Occam's Razor is the bane of
Conspiracy Theorists everywhere for the same reason: take a look at the Apollo moon landings, which a good percentage, in the single figures, believe was hoaxed. Often people will find "evidence" that the landings could never have taken place, but it rests on the arguments that the US government:
- were willing to throw billions away for smoke-and-mirrors attempts,
- were smart enough to fool 99% of the population (which some would contest),
- were simultaneously stupid enough not to cover their tracks,
- had the technological and film-making ability to actually fake the moon-landing footagenote This seems logical - after all, surely it would be easier to fake some film than actually go to the Moon - but it relies on comparing two totally different fields. In fact, the technology to fake the moon landings did not exist
in 1969, whilst the technology to actually go there and shoot some footage did.
- were able to pay off and swear to silence thousands of people working at NASA and other companies for forty years when they couldn't even pull off a simple burglary, and
- were actively collaborating with the Soviets during a period of history where relations were historically edgy and were given consent by Moscow to win this symbolic victory. Alternatively, the Soviets (who were monitoring all of our launch activities and radio transmissions) declined to call shenanigans on the whole thing.
After that, you'd think that the simplest explanation was to, you know, actually send people there (
That Mitchell and Webb Look has a brilliant series of sketches on this idea,
including the moon landing
).
The Razor is commonly misinterpreted as saying, "
The simplest theory is the best." This is not correct in
Real Life unless it is the simpler of two theories which make predictions with identical degrees of accuracy. All other aspects of the theory have to be equal before simplicity is taken into account. It also requires that
all the data is accounted for. Newtonian physics are simpler than modern theories and were sufficient to take man to the Moon, but (with all due respect to the man)
Sir Isaac simply could not explain
all the data eventually collected—especially since a lot of the offending material had not
been collected when
Principia Mathematica was published. This required some other smart man—namely,
Albert Einstein—to formulate more complex theories, particularly the outrageous stew we call "

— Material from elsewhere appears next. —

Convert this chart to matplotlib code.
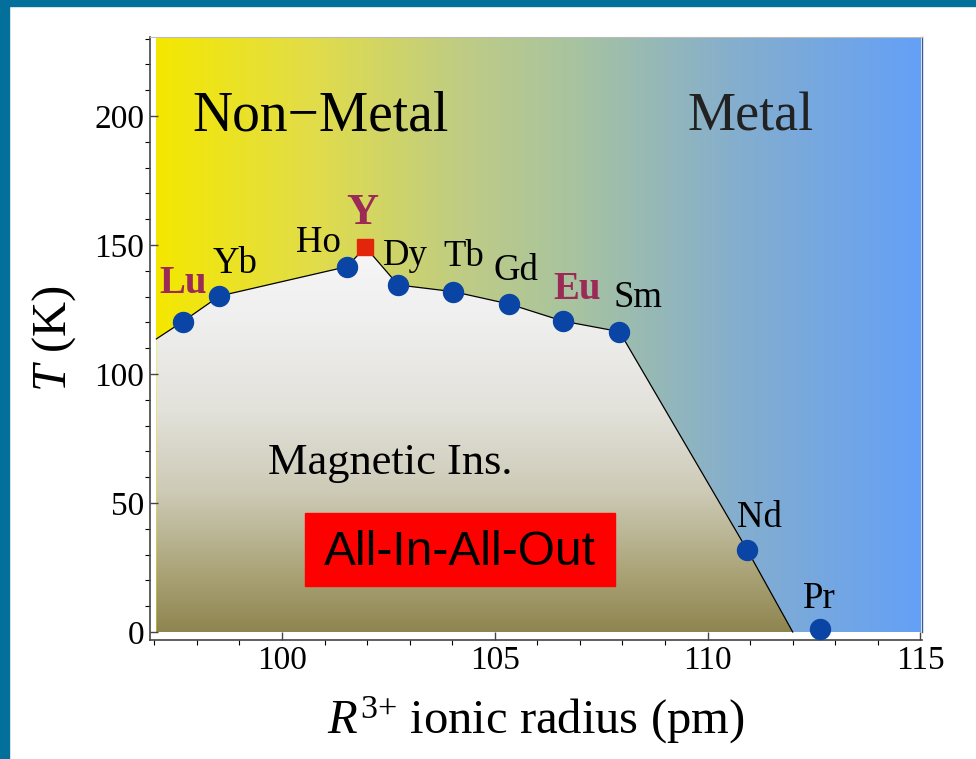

Relativity" which functions along completely different rules. Now, Occam's Razor would suggest that there must be some Grand Unified Theory that explains why physics work one way on an atomic level and completely differently on a larger-than-atomic level. Much of the last century of scientific research (including Einstein's) has centered around trying to come up with one. They haven't succeeded. So far, Occam's Razor is wrong, and the universe simply functions according to completely different sets of rules depending on an object's physical size, for no good reason whatsoever. Nobody likes this, but in the end, nothing says that an explanation must
be simple.
Another very common mistake is to summon up the Razor in a debate over a point that is entirely moot in order to add weight to a particular argument. This usage is entirely fallacious as the Razor does nothing more than recommend the hypothesis that makes the fewest new assumptions. It is not a magical tool that points to the right answer. In a lab it will be used hundreds or thousands of times, with each and every one of the chosen hypothesis being rigorously tested, before a correct answer is found. In a debate the Razor will be used once and will, invariably, choose the user's answer as the 'right' one. Funny, that. Another problem thrown up in such situations is the scramble to determine whose theory is simplest and thus which one "benefits" from the application of the Razor. For instance, in the perennial arguments about the existence of
God, the theists claim that the universe is so complex that for it to have come into existence without God is more unlikely than the atheist position: that a being so powerful as to create, maintain, and meddle in something as complex as the universe would Himself have to be even more complex, especially if He inhabits an unknowable supernatural dimension. Reams of books have been written on such questions.
And always remember that Occam's Razor is a guideline, not a rule. Be careful of facts that are subjective in nature or may not be fully established.
The inverse of this is
Arkham's Razor, where the most bizarre solution is most likely to be the correct one.